An example of such authentication is found in a letter from physician and attorney Anthony P. Levatino. He wrote:

I, the undersigned, having performed induced abortions earlier in my career, have examined the photos depicting the aborted human embryos and fetuses used by The Center For Bio-Ethical Reform in their public education projects. It is my professional opinion that the photos depict aborted human embryos and fetuses and that the depicted aborted human embryos and fetuses are accurately captioned as to age, in weeks since fertilization.

The pictures "are the abortion industry's worst nightmare and things are about to get a whole lot worse," Cunningham wrote. "Impugning the accuracy of our pictures is the same sort of tactic used by neo-Nazis in response to condemnation of the Holocaust. Skinheads just say death-camp photos are fake. The Holocaust never happened. The Final Solution is a slanderous, anti-Aryan fairytale.

"The pro-abort version of this pathetic propaganda is to say aborted baby pictures are 'doctored' or even 'computer generated.' The real embryo is just a 'blob of tissue' they say. 'Termination' is not an act of violence. 'Choice' is the lesser of two evils. Not very creative but how else can genocide apologists rebut photographic evidence of their complicity in crimes against humanity? Their only hope is to change the subject and attack the integrity of their adversaries," wrote Cunningham.

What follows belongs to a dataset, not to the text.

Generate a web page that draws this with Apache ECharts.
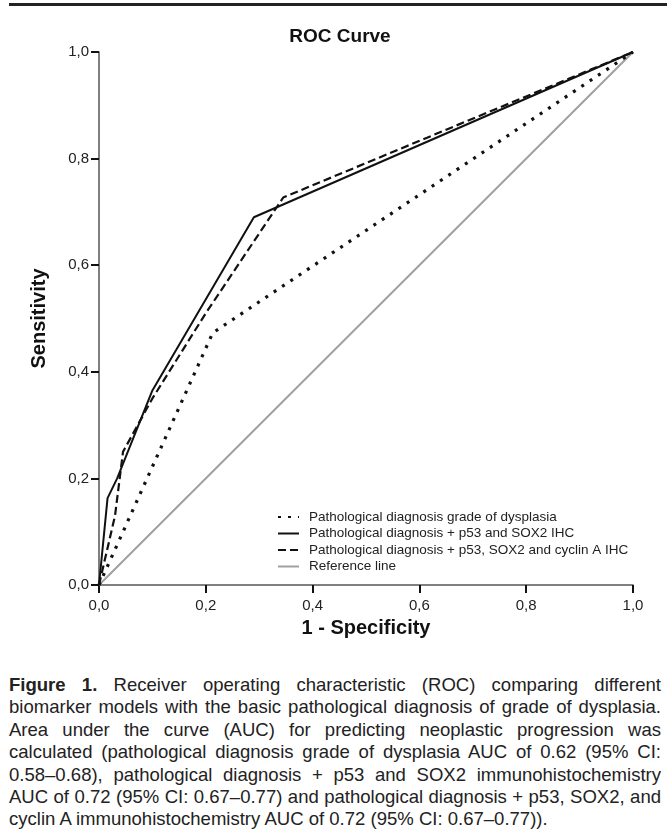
<!DOCTYPE html>
<html>
<head>
<meta charset="utf-8">
<script src="https://cdn.jsdelivr.net/npm/echarts@6/dist/echarts.min.js"></script>
<style>
  html, body { margin: 0; padding: 0; background: #fff; }
  #page { position: relative; width: 667px; height: 834px; overflow: hidden; }
  #rule { position: absolute; left: 9px; right: 0; top: 3px; height: 3px; background: #222; }
  #chart { position: absolute; left: 0; top: 0; width: 667px; height: 660px; }
  #caption {
    position: absolute; left: 9px; top: 674px; width: 652px;
    font-family: 'Liberation Sans', Arial, sans-serif; font-size: 16px; line-height: 22.4px; color: #222;
  }
  #caption div { white-space: nowrap; text-align: left; text-align-last: left; }
  #caption.fitted div { text-align: justify; text-align-last: justify; }
  #caption.fitted div.last { text-align-last: left; }
</style>
</head>
<body>
<div id="page">
  <div id="rule"></div>
  <div id="chart"></div>
  <div id="caption">
    <div><span><b>Figure 1.</b> Receiver operating characteristic (ROC) comparing different</span></div>
    <div><span>biomarker models with the basic pathological diagnosis of grade of dysplasia.</span></div>
    <div><span>Area under the curve (AUC) for predicting neoplastic progression was</span></div>
    <div><span>calculated (pathological diagnosis grade of dysplasia AUC of 0.62 (95% CI:</span></div>
    <div><span>0.58–0.68), pathological diagnosis + p53 and SOX2 immunohistochemistry</span></div>
    <div><span>AUC of 0.72 (95% CI: 0.67–0.77) and pathological diagnosis + p53, SOX2, and</span></div>
    <div class="last"><span>cyclin A immunohistochemistry AUC of 0.72 (95% CI: 0.67–0.77)).</span></div>
  </div>
</div>
<script>
// ROC points (1 - specificity, sensitivity)
const seriesNames = [
  'Pathological diagnosis grade of dysplasia',
  'Pathological diagnosis + p53 and SOX2 IHC',
  'Pathological diagnosis + p53, SOX2 and cyclin A IHC',
  'Reference line'
]
const fprGrade = [0, 0.213, 1]
const tprGrade = [0, 0.473, 1]
const fprSox2 = [0, 0.016, 0.034, 0.1, 0.29, 1]
const tprSox2 = [0, 0.163, 0.2, 0.365, 0.69, 1]
const fprCyclin = [0, 0.03, 0.045, 0.1, 0.2, 0.345, 1]
const tprCyclin = [0, 0.13, 0.25, 0.35, 0.51, 0.727, 1]
const fprRef = [0, 1]
const tprRef = [0, 1]
const axisTicks = [0, 0.2, 0.4, 0.6, 0.8, 1]

const font = "'Liberation Sans', Arial, sans-serif"

// size the caption so its widest line just fills the column, then justify
;(function fitCaption() {
  const box = document.getElementById('caption')
  let widest = 0
  box.querySelectorAll('span').forEach(s => {
    widest = Math.max(widest, s.getBoundingClientRect().width)
  })
  if (widest > 0) box.style.fontSize = (16 * 649 / widest).toFixed(2) + 'px'
  box.classList.add('fitted')
})()

function pairs(xs, ys) {
  return xs.map((x, i) => [x, ys[i]])
}

function tickLabel(v) {
  return v.toFixed(1).replace('.', ',')
}

const axisCommon = {
  type: 'value',
  min: axisTicks[0],
  max: axisTicks[axisTicks.length - 1],
  interval: 0.2,
  nameLocation: 'middle',
  nameTextStyle: { fontFamily: font, fontWeight: 'bold', fontSize: 20, color: '#111' },
  axisLine: { show: true, lineStyle: { color: '#555', width: 1.5 } },
  axisTick: { show: true, length: 8, lineStyle: { color: '#111', width: 2 } },
  axisLabel: { fontFamily: font, fontSize: 15, color: '#222', formatter: tickLabel },
  splitLine: { show: false }
}

const chart = echarts.init(document.getElementById('chart'), null, { renderer: 'canvas' })

chart.setOption({
  animation: false,
  backgroundColor: 'transparent',
  title: {
    text: 'ROC Curve',
    left: 335,
    top: 22,
    textAlign: 'center',
    textStyle: { fontFamily: font, fontWeight: 'bold', fontSize: 19, color: '#111' }
  },
  grid: { left: 99, right: 34, top: 52, bottom: 75 },
  legend: {
    orient: 'vertical',
    left: 277,
    top: 510,
    padding: 0,
    itemWidth: 21,
    itemHeight: 12,
    itemGap: 2.5,
    data: seriesNames,
    itemStyle: { opacity: 0 },
    textStyle: { fontFamily: font, fontSize: 13.5, color: '#222', padding: [0, 0, 0, 5] }
  },
  xAxis: Object.assign({}, axisCommon, {
    name: '1 - Specificity',
    nameGap: 33,
    axisLabel: Object.assign({}, axisCommon.axisLabel, { margin: 13 })
  }),
  yAxis: Object.assign({}, axisCommon, {
    name: 'Sensitivity',
    nameGap: 50,
    axisLabel: Object.assign({}, axisCommon.axisLabel, { margin: 10 })
  }),
  series: [
    {
      name: seriesNames[0],
      type: 'line',
      symbol: 'none',
      data: pairs(fprGrade, tprGrade),
      itemStyle: { color: '#111' },
      lineStyle: { color: '#111', width: 3.2, type: [3, 7] },
      z: 4
    },
    {
      name: seriesNames[1],
      type: 'line',
      symbol: 'none',
      data: pairs(fprSox2, tprSox2),
      itemStyle: { color: '#111' },
      lineStyle: { color: '#111', width: 2 },
      z: 5
    },
    {
      name: seriesNames[2],
      type: 'line',
      symbol: 'none',
      data: pairs(fprCyclin, tprCyclin),
      itemStyle: { color: '#111' },
      lineStyle: { color: '#111', width: 2.2, type: [8, 4] },
      z: 5
    },
    {
      name: seriesNames[3],
      type: 'line',
      symbol: 'none',
      data: pairs(fprRef, tprRef),
      itemStyle: { color: '#a0a0a0' },
      lineStyle: { color: '#a0a0a0', width: 2 },
      z: 3
    }
  ]
})
</script>
</body>
</html>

CBR does not divulge how it obtains its photographs of aborted embryos and fetuses. However, the group does say it rejects civil disobedience on "tactical grounds" and violence on "moral grounds." The group's website states it uses "only lawful means to acquire imagery." In the event of a lawsuit, CBR will reveal the sources of its photographic evidence to a judge in a private meeting.

The images are not just used in CBR's mobile-billboard campaign. The group has also taken them to college campuses where pedestrian traffic is targeted. Known as the "Genocide Awareness Project," it is a traveling photo-mural exhibit that compares the contemporary genocide of abortion to historically recognized forms of genocide. Its purpose, says CBR, is to make it as difficult as possible for people to deny that abortion is an act of violence that kills a baby. GAP is unique in that participants in the program do not shout messages at passers-by and use no sound equipment. The photos are message enough, the group says.

"If the pictures are real, [abortion advocates'] position on abortion becomes indefensible, and they know that," he said. "If something's so horrifying we can't stand to look at it, perhaps it should be unlawful; perhaps we shouldn't be doing it."
CBR condemns all abortion related violence and will not associate with groups or individuals who fail to condemn such violence.